Objectives and Scope
The primary objective of this paper is to determine whether the main limitation in offline RL algorithms is indeed the value learning process or if other factors contribute more significantly to their underperformance. To this end, the authors conduct a systematic empirical analysis focusing on three components of offline RL:
- Value Learning: The accuracy of value function estimation.
- Policy Extraction: The effectiveness of extracting a policy from the learned value function.
- Policy Generalization: The ability of the policy to generalize to states encountered during deployment but not seen during training.
Key Observations
The authors' analysis leads to two key observations that challenge the conventional belief focusing solely on value learning improvements:
- Policy Extraction Algorithm: The choice of a policy extraction algorithm significantly impacts the performance of offline RL, often more than the value learning objective. For instance, value-weighted behavioral cloning methods such as Advantage-Weighted Regression (AWR) fail to fully leverage the learned value function compared to behavior-constrained policy gradient methods such as DDPG+BC. It was observed that switching to behavior-constrained policy gradients leads to substantial improvements in both performance and scalability.
- Policy Generalization: Imperfect policy generalization on out-of-support states during test time is often a more substantial bottleneck than policy learning on in-distribution states. The paper shows that policy generalization issues can be mitigated in practice by using suboptimal but high-coverage data or by employing test-time policy training techniques.
Empirical Setup and Results
The authors evaluated various value learning and policy extraction methods using multiple datasets across diverse environments. This extensive empirical paper provides robust evidence for their claims:
- Decoupled Value Learning Algorithms: SARSA, IQL, and CRL were examined to isolate the components of value function learning from policy extraction.

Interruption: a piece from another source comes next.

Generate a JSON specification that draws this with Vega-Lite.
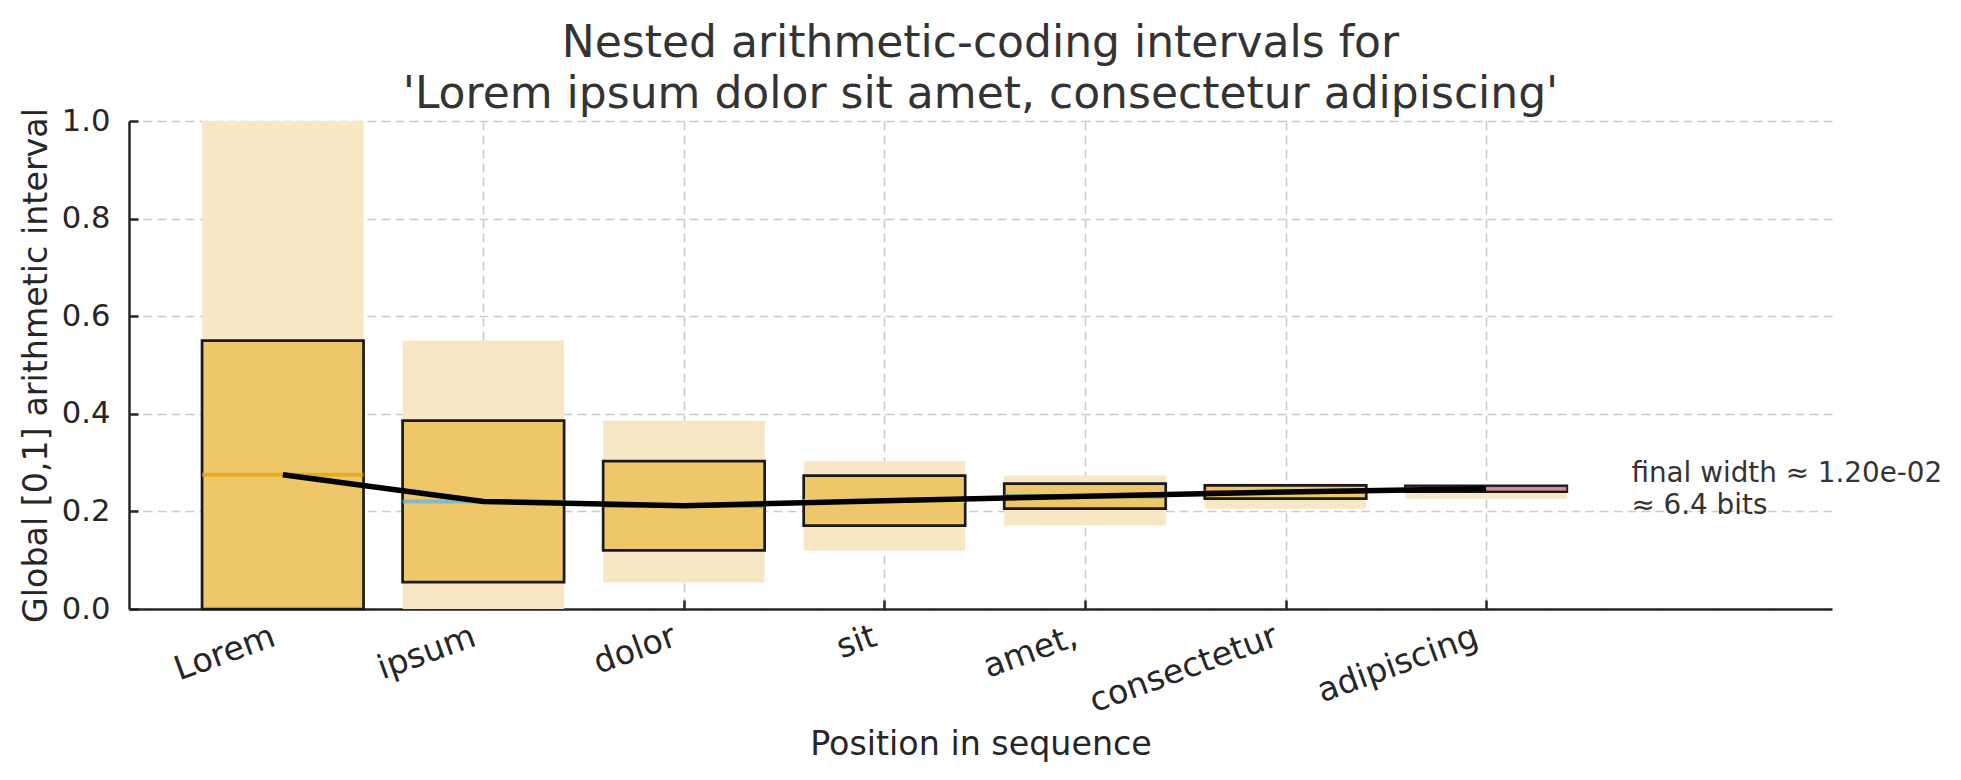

- Policy Extraction Techniques: The authors compared the performance of AWR, DDPG+BC, and Sampling-based Action Selection (SfBC) across several tasks.
The data-scaling matrices in the experiments indicated that policy extraction mechanisms, notably DDPG+BC, often had a more significant impact on performance than the specific value learning algorithm used. Furthermore, analysis of policy generalization revealed that offline RL methods are effective on in-distribution states but struggle to generalize to out-of-distribution test-time states.
Practical Implications and Recommendations
The findings suggest actionable recommendations for improving offline RL:
- Policy Extraction:
- Avoid value-weighted behavioral cloning like AWR; instead, use behavior-constrained policy gradient methods like DDPG+BC for better performance and scalability.
- Data Collection:
- Prioritize collecting high-coverage datasets even if they are suboptimal, as this improves test-time policy accuracy.
- Test-Time Policy Improvement:
- Utilize simple test-time policy improvement strategies such as on-the-fly policy extraction (OPEX) and test-time training (TTT) to further distill value function information into the policy.
Future Directions
This research emphasizes two critical avenues for future work in offline RL:
- Improved Policy Extraction Algorithms: Developing methods that better leverage learned value functions while ensuring effective policy updates during learning.
- Policy Generalization: Focusing on strategies to enhance the ability of policies to generalize to states encountered at test time, which differs from the existing emphasis on value function pessimism.
The paper represents a significant step in understanding the intrinsic bottlenecks in offline RL and provides a roadmap for both researchers and practitioners to enhance the performance and applicability of offline RL algorithms.